» Exercise requirements
Return every line below as is, leaving out the pictures.

──────── Information shown

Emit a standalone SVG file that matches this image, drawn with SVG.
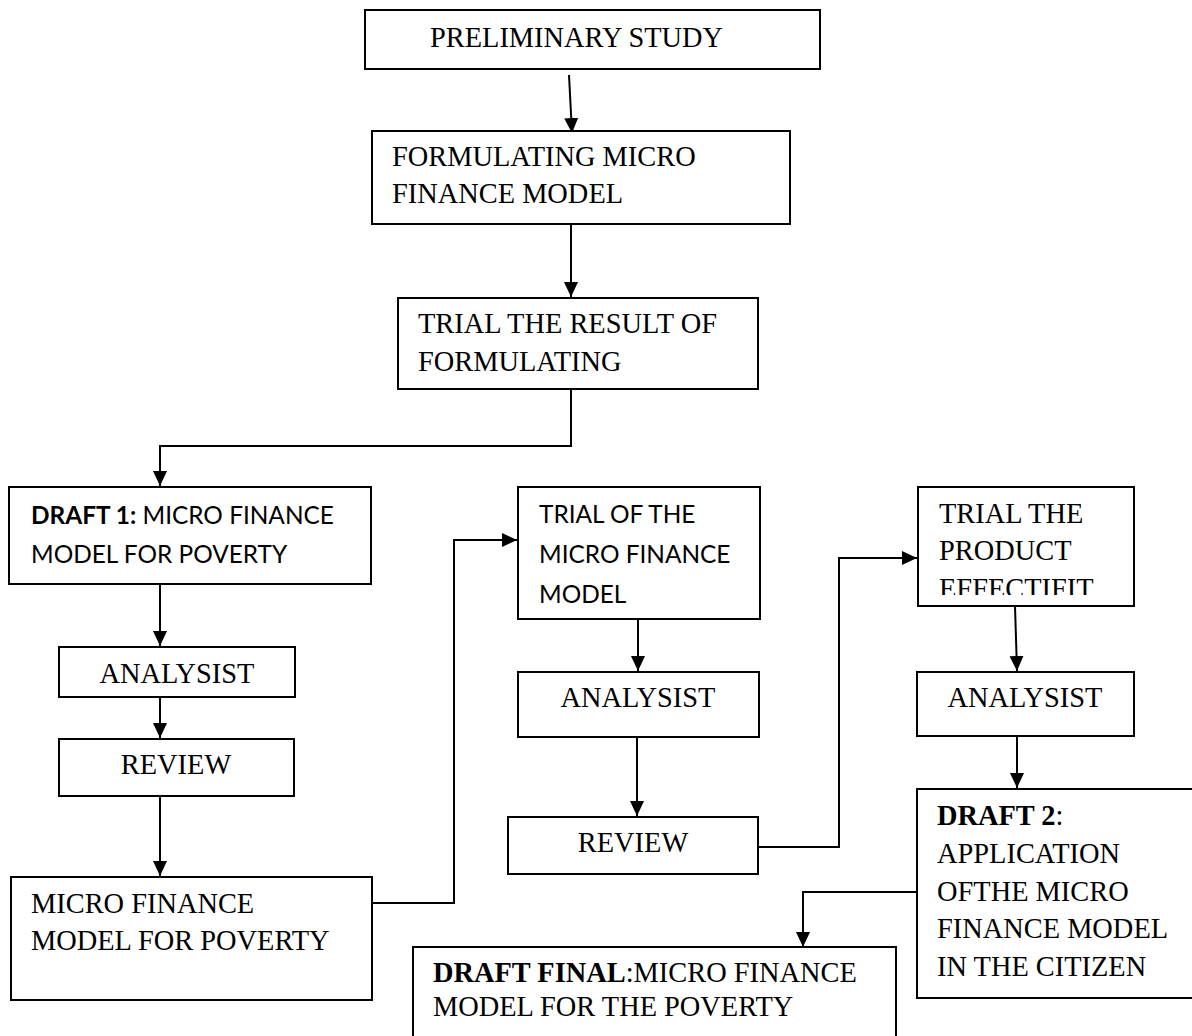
<svg xmlns="http://www.w3.org/2000/svg" width="1192" height="1036" viewBox="0 0 1192 1036">
<style>
.box{fill:#fff;stroke:#000;stroke-width:2}
.t{font-family:"Liberation Serif","Times New Roman",serif;font-size:28.4px;fill:#000}
.c{font-family:Lato,"Liberation Sans",sans-serif;font-size:24.4px;fill:#000}
.b{font-weight:bold}
.m{text-anchor:middle}
.ln{fill:none;stroke:#000;stroke-width:2}
</style>
<defs>
<marker id="ah" markerUnits="userSpaceOnUse" markerWidth="16" markerHeight="16" viewBox="0 0 16 16" refX="15" refY="8" orient="auto">
<path d="M0,1 L15,8 L0,15 Z" fill="#000"/>
</marker>
<clipPath id="clipTP"><rect x="918" y="487" width="216" height="108"/></clipPath>
</defs>
<rect width="1192" height="1036" fill="#fff"/>
<g id="connectors">
<path class="ln" d="M569,75 L572,133" marker-end="url(#ah)"/>
<path class="ln" d="M571,224 L571,297" marker-end="url(#ah)"/>
<path class="ln" d="M571,389 L571,446 L160,446 L160,486" marker-end="url(#ah)"/>
<path class="ln" d="M160,584 L160,646" marker-end="url(#ah)"/>
<path class="ln" d="M160,697 L160,738" marker-end="url(#ah)"/>
<path class="ln" d="M160,796 L160,876" marker-end="url(#ah)"/>
<path class="ln" d="M372,903 L454,903 L454,540 L517,540" marker-end="url(#ah)"/>
<path class="ln" d="M638,619 L638,671" marker-end="url(#ah)"/>
<path class="ln" d="M637,737 L637,816" marker-end="url(#ah)"/>
<path class="ln" d="M758,847 L839,847 L839,558 L917,558" marker-end="url(#ah)"/>
<path class="ln" d="M1015,606 L1017,671" marker-end="url(#ah)"/>
<path class="ln" d="M1017,736 L1017,788" marker-end="url(#ah)"/>
<path class="ln" d="M917,892 L803,892 L803,947" marker-end="url(#ah)"/>
</g>
<g id="preliminary">
<rect class="box" x="365" y="10" width="455" height="59"/>
<text class="t" x="430" y="47">PRELIMINARY STUDY</text>
</g>
<g id="formulating">
<rect class="box" x="372" y="131" width="418" height="93"/>
<text class="t" x="392" y="166">FORMULATING MICRO</text>
<text class="t" x="392" y="203">FINANCE MODEL</text>
</g>
<g id="trial-result">
<rect class="box" x="398" y="298" width="360" height="91"/>
<text class="t" x="418" y="333">TRIAL THE RESULT OF</text>
<text class="t" x="418" y="371">FORMULATING</text>
</g>
<g id="draft1">
<rect class="box" x="9" y="487" width="362" height="97"/>
<text class="c" x="31" y="524"><tspan class="b">DRAFT 1:</tspan> MICRO FINANCE</text>
<text class="c" x="31" y="563">MODEL FOR POVERTY</text>
</g>
<g id="analysis1">
<rect class="box" x="59" y="647" width="236" height="50"/>
<text class="t m" x="177" y="683">ANALYSIST</text>
</g>
<g id="review1">
<rect class="box" x="59" y="739" width="235" height="57"/>
<text class="t m" x="176" y="774">REVIEW</text>
</g>
<g id="microfinance">
<rect class="box" x="11" y="877" width="361" height="123"/>
<text class="t" x="31" y="913">MICRO FINANCE</text>
<text class="t" x="31" y="950">MODEL FOR POVERTY</text>
</g>
<g id="trial-micro">
<rect class="box" x="518" y="487" width="242" height="132"/>
<text class="c" x="539" y="523">TRIAL OF THE</text>
<text class="c" x="539" y="563">MICRO FINANCE</text>
<text class="c" x="539" y="603">MODEL</text>
</g>
<g id="analysis2">
<rect class="box" x="518" y="672" width="241" height="65"/>
<text class="t m" x="638" y="707">ANALYSIST</text>
</g>
<g id="review2">
<rect class="box" x="508" y="817" width="250" height="57"/>
<text class="t m" x="633" y="852">REVIEW</text>
</g>
<g id="trial-product">
<rect class="box" x="918" y="487" width="216" height="119"/>
<text class="t" x="939" y="523">TRIAL THE</text>
<text class="t" x="939" y="560">PRODUCT</text>
<text class="t" x="939" y="598" clip-path="url(#clipTP)">EFFECTIFIT</text>
</g>
<g id="analysis3">
<rect class="box" x="917" y="672" width="217" height="64"/>
<text class="t m" x="1025" y="707">ANALYSIST</text>
</g>
<g id="draft2">
<rect class="box" x="917" y="789" width="290" height="209"/>
<text class="t" x="937" y="825"><tspan class="b">DRAFT 2</tspan>:</text>
<text class="t" x="937" y="863">APPLICATION</text>
<text class="t" x="937" y="901">OFTHE MICRO</text>
<text class="t" x="937" y="938">FINANCE MODEL</text>
<text class="t" x="937" y="976">IN THE CITIZEN</text>
</g>
<g id="draft-final">
<rect class="box" x="413" y="947" width="483" height="100"/>
<text class="t" x="433" y="982"><tspan class="b">DRAFT FINAL</tspan>:MICRO FINANCE</text>
<text class="t" x="433" y="1016">MODEL FOR THE POVERTY</text>
</g>
</svg>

────────────────

» Exercise response
Emit a standalone SVG file that matches this image, drawn with SVG.
<svg xmlns="http://www.w3.org/2000/svg" width="1192" height="1036" viewBox="0 0 1192 1036">
<style>
.box{fill:#fff;stroke:#000;stroke-width:2}
.t{font-family:"Liberation Serif","Times New Roman",serif;font-size:28.4px;fill:#000}
.c{font-family:Lato,"Liberation Sans",sans-serif;font-size:24.4px;fill:#000}
.b{font-weight:bold}
.m{text-anchor:middle}
.ln{fill:none;stroke:#000;stroke-width:2}
</style>
<defs>
<marker id="ah" markerUnits="userSpaceOnUse" markerWidth="16" markerHeight="16" viewBox="0 0 16 16" refX="15" refY="8" orient="auto">
<path d="M0,1 L15,8 L0,15 Z" fill="#000"/>
</marker>
<clipPath id="clipTP"><rect x="918" y="487" width="216" height="108"/></clipPath>
</defs>
<rect width="1192" height="1036" fill="#fff"/>
<g id="connectors">
<path class="ln" d="M569,75 L572,133" marker-end="url(#ah)"/>
<path class="ln" d="M571,224 L571,297" marker-end="url(#ah)"/>
<path class="ln" d="M571,389 L571,446 L160,446 L160,486" marker-end="url(#ah)"/>
<path class="ln" d="M160,584 L160,646" marker-end="url(#ah)"/>
<path class="ln" d="M160,697 L160,738" marker-end="url(#ah)"/>
<path class="ln" d="M160,796 L160,876" marker-end="url(#ah)"/>
<path class="ln" d="M372,903 L454,903 L454,540 L517,540" marker-end="url(#ah)"/>
<path class="ln" d="M638,619 L638,671" marker-end="url(#ah)"/>
<path class="ln" d="M637,737 L637,816" marker-end="url(#ah)"/>
<path class="ln" d="M758,847 L839,847 L839,558 L917,558" marker-end="url(#ah)"/>
<path class="ln" d="M1015,606 L1017,671" marker-end="url(#ah)"/>
<path class="ln" d="M1017,736 L1017,788" marker-end="url(#ah)"/>
<path class="ln" d="M917,892 L803,892 L803,947" marker-end="url(#ah)"/>
</g>
<g id="preliminary">
<rect class="box" x="365" y="10" width="455" height="59"/>
<text class="t" x="430" y="47">PRELIMINARY STUDY</text>
</g>
<g id="formulating">
<rect class="box" x="372" y="131" width="418" height="93"/>
<text class="t" x="392" y="166">FORMULATING MICRO</text>
<text class="t" x="392" y="203">FINANCE MODEL</text>
</g>
<g id="trial-result">
<rect class="box" x="398" y="298" width="360" height="91"/>
<text class="t" x="418" y="333">TRIAL THE RESULT OF</text>
<text class="t" x="418" y="371">FORMULATING</text>
</g>
<g id="draft1">
<rect class="box" x="9" y="487" width="362" height="97"/>
<text class="c" x="31" y="524"><tspan class="b">DRAFT 1:</tspan> MICRO FINANCE</text>
<text class="c" x="31" y="563">MODEL FOR POVERTY</text>
</g>
<g id="analysis1">
<rect class="box" x="59" y="647" width="236" height="50"/>
<text class="t m" x="177" y="683">ANALYSIST</text>
</g>
<g id="review1">
<rect class="box" x="59" y="739" width="235" height="57"/>
<text class="t m" x="176" y="774">REVIEW</text>
</g>
<g id="microfinance">
<rect class="box" x="11" y="877" width="361" height="123"/>
<text class="t" x="31" y="913">MICRO FINANCE</text>
<text class="t" x="31" y="950">MODEL FOR POVERTY</text>
</g>
<g id="trial-micro">
<rect class="box" x="518" y="487" width="242" height="132"/>
<text class="c" x="539" y="523">TRIAL OF THE</text>
<text class="c" x="539" y="563">MICRO FINANCE</text>
<text class="c" x="539" y="603">MODEL</text>
</g>
<g id="analysis2">
<rect class="box" x="518" y="672" width="241" height="65"/>
<text class="t m" x="638" y="707">ANALYSIST</text>
</g>
<g id="review2">
<rect class="box" x="508" y="817" width="250" height="57"/>
<text class="t m" x="633" y="852">REVIEW</text>
</g>
<g id="trial-product">
<rect class="box" x="918" y="487" width="216" height="119"/>
<text class="t" x="939" y="523">TRIAL THE</text>
<text class="t" x="939" y="560">PRODUCT</text>
<text class="t" x="939" y="598" clip-path="url(#clipTP)">EFFECTIFIT</text>
</g>
<g id="analysis3">
<rect class="box" x="917" y="672" width="217" height="64"/>
<text class="t m" x="1025" y="707">ANALYSIST</text>
</g>
<g id="draft2">
<rect class="box" x="917" y="789" width="290" height="209"/>
<text class="t" x="937" y="825"><tspan class="b">DRAFT 2</tspan>:</text>
<text class="t" x="937" y="863">APPLICATION</text>
<text class="t" x="937" y="901">OFTHE MICRO</text>
<text class="t" x="937" y="938">FINANCE MODEL</text>
<text class="t" x="937" y="976">IN THE CITIZEN</text>
</g>
<g id="draft-final">
<rect class="box" x="413" y="947" width="483" height="100"/>
<text class="t" x="433" y="982"><tspan class="b">DRAFT FINAL</tspan>:MICRO FINANCE</text>
<text class="t" x="433" y="1016">MODEL FOR THE POVERTY</text>
</g>
</svg>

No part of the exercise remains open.